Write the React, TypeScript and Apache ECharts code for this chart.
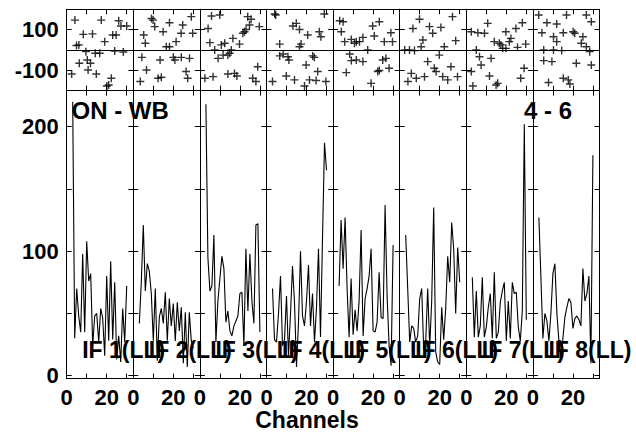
import React, { useEffect, useRef } from "react";
import * as echarts from "echarts";

// Channel numbers of the amplitude spectra
const CHANNELS = [3, 4, 5, 6, 7, 8, 9, 10, 11, 12, 13, 14, 15, 16, 17, 18, 19, 20, 21, 22, 23, 24, 25, 26, 27, 28, 29, 30];

// Amplitudes per IF (channels 3..30)
const AMP_IF1 = [220, 30, 70, 48, 35, 98, 35, 108, 76, 82, 24, 48, 50, 27, 54, 46, 16, 80, 28, 92, 29, 75, 13, 32, 11, 54, 27, 72];
const AMP_IF2 = [42, 75, 121, 68, 90, 84, 66, 28, 70, 12, 47, 54, 42, 67, 28, 62, 40, 58, 28, 59, 36, 55, 10, 51, 7, 51, 28, 22];
const AMP_IF3 = [218, 95, 68, 72, 113, 27, 60, 78, 96, 86, 43, 52, 36, 32, 40, 44, 48, 66, 67, 24, 102, 52, 98, 60, 42, 121, 122, 35];
const AMP_IF4 = [70, 29, 27, 50, 80, 24, 29, 64, 16, 50, 88, 59, 7, 43, 100, 48, 40, 60, 89, 40, 66, 27, 55, 102, 31, 110, 187, 165];
const AMP_IF5 = [72, 125, 86, 127, 70, 31, 78, 33, 53, 36, 60, 117, 32, 62, 70, 80, 102, 36, 35, 43, 83, 47, 46, 137, 64, 24, 8, 105];
const AMP_IF6 = [113, 70, 27, 40, 38, 27, 32, 62, 70, 21, 27, 70, 23, 60, 135, 19, 11, 9, 55, 29, 54, 96, 75, 123, 102, 50, 103, 75];
const AMP_IF7 = [79, 31, 68, 31, 40, 79, 31, 39, 55, 66, 30, 83, 30, 35, 59, 68, 75, 28, 60, 30, 75, 66, 67, 39, 28, 52, 202, 45];
const AMP_IF8 = [127, 79, 30, 50, 44, 28, 50, 82, 90, 50, 28, 15, 30, 47, 55, 62, 59, 38, 46, 48, 45, 40, 86, 60, 66, 80, 10, 177];

// Phases per IF: [channel, phase in degrees]
const PHASE_IF1 = [[4.1, 147], [4.9, 22], [6.1, 25], [8.3, 77], [12.9, 79], [17.3, 147], [19, 41], [23, 74], [24.7, 74], [26, 144], [27.1, 118], [30, 118], [28.3, -10], [24, -5], [16.5, -16], [14.3, -16], [9.6, -8], [10.3, -49], [6.3, -65], [11.9, -65], [10.7, -98], [2.5, -118], [14.8, -118], [22.3, -139], [20.1, -177], [21, -172]];
const PHASE_IF2 = [[9.1, 155], [9.9, 147], [10.7, 115], [18.1, 134], [29, 164], [5.2, 74], [6, 33], [14.9, 90], [23.9, 82], [24.7, 123], [29.7, 82], [21.4, 41], [16.5, 16], [18.1, 16], [4.3, -36], [13.4, -49], [20, -36], [20.8, -49], [24, -36], [28.1, -41], [6.6, -98], [12.4, -139], [14, -134], [3.5, -155], [26.4, -106], [27.2, -139]];
const PHASE_IF3 = [[5.8, 167], [9.9, 172], [4.1, 106], [23.9, 164], [25.6, 151], [24.8, 123], [29.7, 115], [23.1, 101], [21.5, 82], [22.3, 90], [16.5, 57], [19.8, 29], [5, 36], [12.4, 33], [10.7, 25], [15.7, 0], [7.4, 0], [9.1, -41], [11.6, -25], [14.9, -16], [14, -25], [28.9, -82], [2.5, -139], [6.6, -131], [14, -118], [17.3, -115], [18.5, -128], [26.4, -139], [28, -155]];
const PHASE_IF4 = [[4.1, 177], [4.6, 172], [28.9, 177], [13.2, 118], [14.9, 131], [16.5, 101], [20.6, 74], [26.4, 90], [27.2, 65], [6.6, 29], [16.5, 16], [17.3, 29], [6.6, -29], [8.3, -20], [10.7, -33], [11.2, -49], [23.1, -29], [23.9, -36], [19.8, -74], [25.6, -106], [3, -155], [9.9, -128], [14, -147], [19, -177], [21.5, -147], [24.8, -150], [29.7, -155]];
const PHASE_IF5 = [[3.3, 144], [5, 139], [4.1, 90], [19.8, 118], [23.1, 139], [28.9, 85], [5.8, 41], [9.1, 52], [11.6, 41], [13.2, 41], [14.9, 62], [20.6, 69], [25.6, 41], [29.7, 41], [10.7, 33], [17.3, 0], [8.3, -20], [9.1, -52], [11.6, -49], [14.9, -57], [24.8, -49], [26.4, -41], [28, -90], [6.6, -111], [23.1, -101], [22.3, -106], [19, -164]];
const PHASE_IF6 = [[2.5, 0], [4.9, 0], [7.4, -3], [6.6, 106], [9.9, 151], [14.9, 115], [16.5, 82], [20.6, 111], [26.4, 164], [28, 46], [11.6, 49], [10.7, 16], [22.3, 16], [19.8, -25], [14, -57], [17.3, -90], [18.2, -106], [25.6, -82], [21.5, -131], [24, -147], [28.9, -131], [5.8, -115], [4.1, -155], [8.3, -139], [12.4, -131]];
const PHASE_IF7 = [[2.5, 90], [5.8, 85], [9.1, 82], [10.7, 131], [14, 41], [16.5, 33], [17.3, 25], [19.8, 90], [21.5, 41], [22.3, 57], [24.8, 106], [28, 134], [25.6, 13], [29.7, 29], [19.8, 8], [18.2, 8], [5, 0], [6.6, -33], [12.4, -41], [7.4, -74], [2.5, -106], [11.6, -128], [15.7, -164], [14.9, -172], [27.2, -139], [28.9, -90], [3.3, -177]];
const PHASE_IF8 = [[2.9, 172], [7, 134], [11.9, 128], [16.8, 172], [26.7, 172], [29.2, 139], [4.5, 85], [10.3, 65], [15.2, 85], [20.1, 90], [20.9, 82], [25, 65], [11.9, 41], [24.2, 33], [26.7, 16], [5.4, 0], [10.3, 0], [14.4, -3], [28.4, -8], [5.4, -52], [9.5, -57], [21.7, -65], [29.2, -74], [7.8, -160], [15.2, -139], [17.7, -147], [18.5, -167]];

const IF_LABELS = ["IF 1(LL)", "IF 2(LL)", "IF 3(LL)", "IF 4(LL)", "IF 5(LL)", "IF 6(LL)", "IF 7(LL)", "IF 8(LL)"];
const X_TICKS = [0, 10, 20, 30];
const X_LABELS = [0, 20];
const AMP_TICKS = [0, 50, 100, 150, 200];
const AMP_LABELS = [0, 100, 200];
const PHASE_TICKS = [-100, 100];
const PHASE_LABELS = [-100, 100];
const TITLE_LEFT = "ON - WB";
const TITLE_RIGHT = "4 - 6";
const X_NAME = "Channels";

const AMPS = [AMP_IF1, AMP_IF2, AMP_IF3, AMP_IF4, AMP_IF5, AMP_IF6, AMP_IF7, AMP_IF8];
const PHASES = [PHASE_IF1, PHASE_IF2, PHASE_IF3, PHASE_IF4, PHASE_IF5, PHASE_IF6, PHASE_IF7, PHASE_IF8];

const FONT = "'Liberation Sans', Arial, Helvetica, sans-serif";

export default function App() {
  const ref = useRef<HTMLDivElement>(null);
  useEffect(() => {
    const chart = echarts.init(ref.current!, null, { renderer: "svg" });
    const P_LEFT = 66.7;
    const P_W = 66.6;
    const TOP_T = 9.3;
    const TOP_H = 81.4;
    const BOT_T = 90.7;
    const BOT_H = 288;
    const line = { color: "#000", width: 1 };

    const grids: any[] = [];
    const xAxes: any[] = [];
    const yAxes: any[] = [];
    const series: any[] = [];
    const graphics: any[] = [];

    for (let i = 0; i < 8; i++) {
      const left = P_LEFT + i * P_W;
      for (let k = 0; k < 2; k++) {
        const isTop = k === 0;
        const g = grids.length;
        grids.push({ left, width: P_W, top: isTop ? TOP_T : BOT_T, height: isTop ? TOP_H : BOT_H, containLabel: false });
        const xBase = {
          gridIndex: g,
          type: "value",
          min: 0,
          max: 33.3,
          axisLine: { show: true, onZero: false, lineStyle: line },
          axisTick: { show: true, inside: true, length: 5, customValues: X_TICKS, lineStyle: line },
          splitLine: { show: false },
        };
        xAxes.push({
          ...xBase,
          position: "bottom",
          axisLabel: !isTop
            ? { show: true, customValues: X_LABELS, color: "#000", fontSize: 22, fontWeight: "bold", fontFamily: FONT, margin: 8 }
            : { show: false },
        });
        xAxes.push({ ...xBase, position: "top", axisLabel: { show: false } });
        const yBase = {
          gridIndex: g,
          type: "value",
          min: isTop ? -200 : -2.4,
          max: isTop ? 200 : 228.9,
          axisLine: { show: true, onZero: false, lineStyle: line },
          axisTick: { show: true, inside: true, length: 5, customValues: isTop ? PHASE_TICKS : AMP_TICKS, lineStyle: line },
          splitLine: { show: false },
        };
        yAxes.push({
          ...yBase,
          position: "left",
          axisLabel:
            i === 0
              ? { show: true, customValues: isTop ? PHASE_LABELS : AMP_LABELS, color: "#000", fontSize: 22, fontWeight: "bold", fontFamily: FONT, margin: 8 }
              : { show: false },
        });
        yAxes.push({ ...yBase, position: "right", axisLabel: { show: false } });

        if (isTop) {
          series.push({
            type: "scatter",
            xAxisIndex: 2 * g,
            yAxisIndex: 2 * g,
            symbol: "path://M0,4L8,4M4,0L4,8",
            symbolSize: 8,
            itemStyle: { color: "transparent", borderColor: "#000", borderWidth: 1.4 },
            data: PHASES[i],
            markLine: {
              silent: true,
              symbol: "none",
              label: { show: false },
              lineStyle: { color: "#000", type: "solid", width: 1 },
              data: [{ yAxis: 0 }],
            },
          });
        } else {
          series.push({
            type: "line",
            xAxisIndex: 2 * g,
            yAxisIndex: 2 * g,
            showSymbol: false,
            symbol: "none",
            lineStyle: { color: "#000", width: 1.1 },
            data: CHANNELS.map((c, j) => [c, AMPS[i][j]]),
          });
        }
      }
      graphics.push({
        type: "text",
        x: left + 15.5,
        y: 350,
        style: { text: IF_LABELS[i], fill: "#000", font: `bold 23px ${FONT}`, textAlign: "left", textVerticalAlign: "middle" },
        z: 100,
      });
    }

    graphics.push({
      type: "text",
      x: 71.5,
      y: 110,
      style: { text: TITLE_LEFT, fill: "#000", font: `bold 24px ${FONT}`, textAlign: "left", textVerticalAlign: "middle" },
      z: 100,
    });
    graphics.push({
      type: "text",
      x: 524,
      y: 110.5,
      style: { text: TITLE_RIGHT, fill: "#000", font: `bold 24px ${FONT}`, textAlign: "left", textVerticalAlign: "middle" },
      z: 100,
    });
    graphics.push({
      type: "text",
      x: 307,
      y: 420,
      style: { text: X_NAME, fill: "#000", font: `bold 23px ${FONT}`, textAlign: "center", textVerticalAlign: "middle" },
      z: 100,
    });

    chart.setOption({
      animation: false,
      backgroundColor: "#fff",
      grid: grids,
      xAxis: xAxes,
      yAxis: yAxes,
      series,
      graphic: graphics,
    });
    return () => chart.dispose();
  }, []);
  return <div ref={ref} style={{ position: "fixed", left: 0, top: 0, width: 636, height: 432, background: "#fff" }} />;
}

Prompt
Pictures are excluded; extract exactly the lines from the start of the data through the line that holds "28, 29, 30];", both ends included.

Response to this task
Write the React, TypeScript and Apache ECharts code for this chart.
import React, { useEffect, useRef } from "react";
import * as echarts from "echarts";

// Channel numbers of the amplitude spectra
const CHANNELS = [3, 4, 5, 6, 7, 8, 9, 10, 11, 12, 13, 14, 15, 16, 17, 18, 19, 20, 21, 22, 23, 24, 25, 26, 27, 28, 29, 30];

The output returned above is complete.